Given problem: Your task is to output the listing word for word, with pictures excluded.

Source data:

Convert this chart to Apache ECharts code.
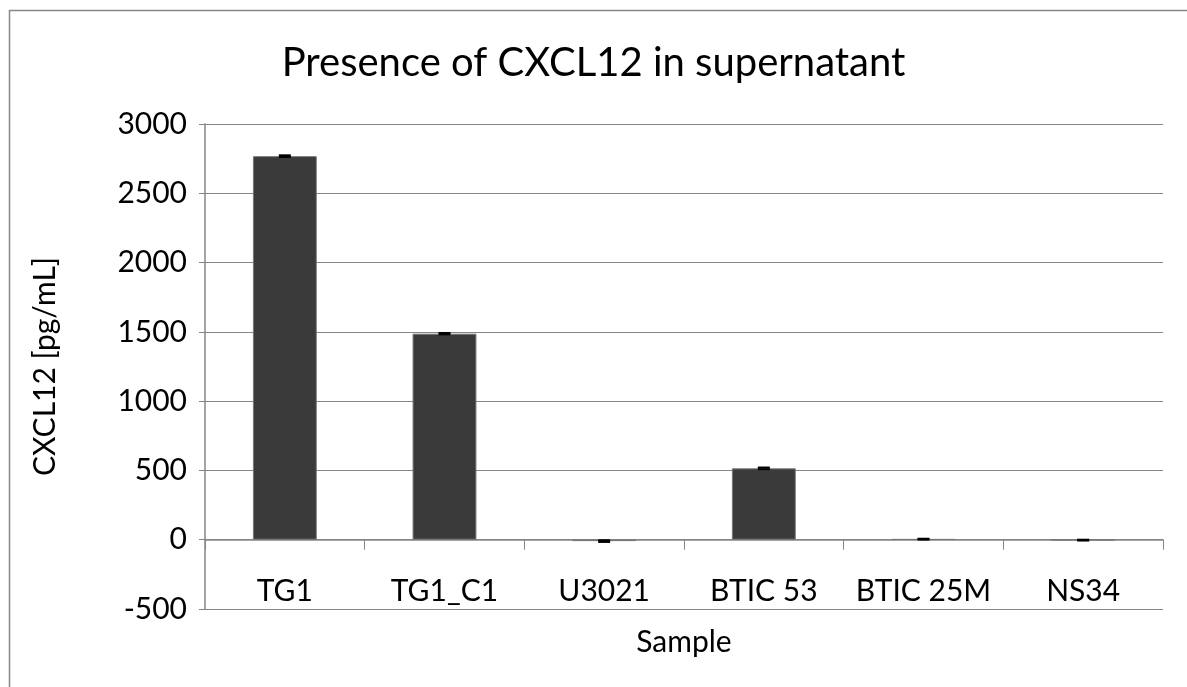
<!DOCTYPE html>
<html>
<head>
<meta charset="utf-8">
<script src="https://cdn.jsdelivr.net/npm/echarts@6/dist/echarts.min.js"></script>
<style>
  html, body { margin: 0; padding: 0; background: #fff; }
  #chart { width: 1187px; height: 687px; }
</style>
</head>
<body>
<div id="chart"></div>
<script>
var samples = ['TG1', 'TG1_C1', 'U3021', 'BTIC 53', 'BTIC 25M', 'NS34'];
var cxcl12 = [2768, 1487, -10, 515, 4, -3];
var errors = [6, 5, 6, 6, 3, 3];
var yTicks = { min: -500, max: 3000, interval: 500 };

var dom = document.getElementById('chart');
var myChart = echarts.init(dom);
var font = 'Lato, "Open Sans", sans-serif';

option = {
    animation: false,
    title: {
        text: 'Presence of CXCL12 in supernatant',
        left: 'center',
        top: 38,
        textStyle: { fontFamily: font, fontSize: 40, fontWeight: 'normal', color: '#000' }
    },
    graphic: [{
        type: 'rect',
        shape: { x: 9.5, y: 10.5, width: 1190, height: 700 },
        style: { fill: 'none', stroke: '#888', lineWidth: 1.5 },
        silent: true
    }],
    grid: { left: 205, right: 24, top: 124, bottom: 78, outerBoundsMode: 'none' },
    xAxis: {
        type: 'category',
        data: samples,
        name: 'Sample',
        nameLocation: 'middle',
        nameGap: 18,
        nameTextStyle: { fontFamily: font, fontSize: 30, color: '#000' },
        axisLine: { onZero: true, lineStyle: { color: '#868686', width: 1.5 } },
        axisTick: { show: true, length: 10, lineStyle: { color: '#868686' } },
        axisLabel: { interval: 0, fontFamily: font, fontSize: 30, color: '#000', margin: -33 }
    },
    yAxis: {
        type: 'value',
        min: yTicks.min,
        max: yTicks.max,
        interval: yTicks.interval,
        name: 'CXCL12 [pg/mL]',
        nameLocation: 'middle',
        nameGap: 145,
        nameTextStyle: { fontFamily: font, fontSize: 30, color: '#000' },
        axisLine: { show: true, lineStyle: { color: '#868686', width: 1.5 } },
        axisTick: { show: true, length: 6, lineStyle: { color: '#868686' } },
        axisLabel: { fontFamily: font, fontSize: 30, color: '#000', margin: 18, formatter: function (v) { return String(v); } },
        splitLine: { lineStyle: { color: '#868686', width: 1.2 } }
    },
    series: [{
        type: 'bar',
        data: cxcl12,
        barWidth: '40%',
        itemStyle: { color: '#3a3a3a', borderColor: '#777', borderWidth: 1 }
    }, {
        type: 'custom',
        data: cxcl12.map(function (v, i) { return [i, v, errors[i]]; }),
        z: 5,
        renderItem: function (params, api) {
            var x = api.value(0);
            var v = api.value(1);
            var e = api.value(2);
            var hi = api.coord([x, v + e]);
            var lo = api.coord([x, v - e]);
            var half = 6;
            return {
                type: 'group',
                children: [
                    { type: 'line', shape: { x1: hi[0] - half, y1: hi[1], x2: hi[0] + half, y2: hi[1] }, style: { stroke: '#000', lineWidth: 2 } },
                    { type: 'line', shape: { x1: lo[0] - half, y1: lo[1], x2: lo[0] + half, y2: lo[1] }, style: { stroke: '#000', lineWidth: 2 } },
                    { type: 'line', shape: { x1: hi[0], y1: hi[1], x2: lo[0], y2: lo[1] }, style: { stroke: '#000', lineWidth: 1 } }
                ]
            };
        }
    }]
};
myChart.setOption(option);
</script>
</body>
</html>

Answer below:
Convert this chart to Apache ECharts code.
<!DOCTYPE html>
<html>
<head>
<meta charset="utf-8">
<script src="https://cdn.jsdelivr.net/npm/echarts@6/dist/echarts.min.js"></script>
<style>
  html, body { margin: 0; padding: 0; background: #fff; }
  #chart { width: 1187px; height: 687px; }
</style>
</head>
<body>
<div id="chart"></div>
<script>
var samples = ['TG1', 'TG1_C1', 'U3021', 'BTIC 53', 'BTIC 25M', 'NS34'];
var cxcl12 = [2768, 1487, -10, 515, 4, -3];
var errors = [6, 5, 6, 6, 3, 3];
var yTicks = { min: -500, max: 3000, interval: 500 };

var dom = document.getElementById('chart');
var myChart = echarts.init(dom);
var font = 'Lato, "Open Sans", sans-serif';

option = {
    animation: false,
    title: {
        text: 'Presence of CXCL12 in supernatant',
        left: 'center',
        top: 38,
        textStyle: { fontFamily: font, fontSize: 40, fontWeight: 'normal', color: '#000' }
    },
    graphic: [{
        type: 'rect',
        shape: { x: 9.5, y: 10.5, width: 1190, height: 700 },
        style: { fill: 'none', stroke: '#888', lineWidth: 1.5 },
        silent: true
    }],
    grid: { left: 205, right: 24, top: 124, bottom: 78, outerBoundsMode: 'none' },
    xAxis: {
        type: 'category',
        data: samples,
        name: 'Sample',
        nameLocation: 'middle',
        nameGap: 18,
        nameTextStyle: { fontFamily: font, fontSize: 30, color: '#000' },
        axisLine: { onZero: true, lineStyle: { color: '#868686', width: 1.5 } },
        axisTick: { show: true, length: 10, lineStyle: { color: '#868686' } },
        axisLabel: { interval: 0, fontFamily: font, fontSize: 30, color: '#000', margin: -33 }
    },
    yAxis: {
        type: 'value',
        min: yTicks.min,
        max: yTicks.max,
        interval: yTicks.interval,
        name: 'CXCL12 [pg/mL]',
        nameLocation: 'middle',
        nameGap: 145,
        nameTextStyle: { fontFamily: font, fontSize: 30, color: '#000' },
        axisLine: { show: true, lineStyle: { color: '#868686', width: 1.5 } },
        axisTick: { show: true, length: 6, lineStyle: { color: '#868686' } },
        axisLabel: { fontFamily: font, fontSize: 30, color: '#000', margin: 18, formatter: function (v) { return String(v); } },
        splitLine: { lineStyle: { color: '#868686', width: 1.2 } }
    },
    series: [{
        type: 'bar',
        data: cxcl12,
        barWidth: '40%',
        itemStyle: { color: '#3a3a3a', borderColor: '#777', borderWidth: 1 }
    }, {
        type: 'custom',
        data: cxcl12.map(function (v, i) { return [i, v, errors[i]]; }),
        z: 5,
        renderItem: function (params, api) {
            var x = api.value(0);
            var v = api.value(1);
            var e = api.value(2);
            var hi = api.coord([x, v + e]);
            var lo = api.coord([x, v - e]);
            var half = 6;
            return {
                type: 'group',
                children: [
                    { type: 'line', shape: { x1: hi[0] - half, y1: hi[1], x2: hi[0] + half, y2: hi[1] }, style: { stroke: '#000', lineWidth: 2 } },
                    { type: 'line', shape: { x1: lo[0] - half, y1: lo[1], x2: lo[0] + half, y2: lo[1] }, style: { stroke: '#000', lineWidth: 2 } },
                    { type: 'line', shape: { x1: hi[0], y1: hi[1], x2: lo[0], y2: lo[1] }, style: { stroke: '#000', lineWidth: 1 } }
                ]
            };
        }
    }]
};
myChart.setOption(option);
</script>
</body>
</html>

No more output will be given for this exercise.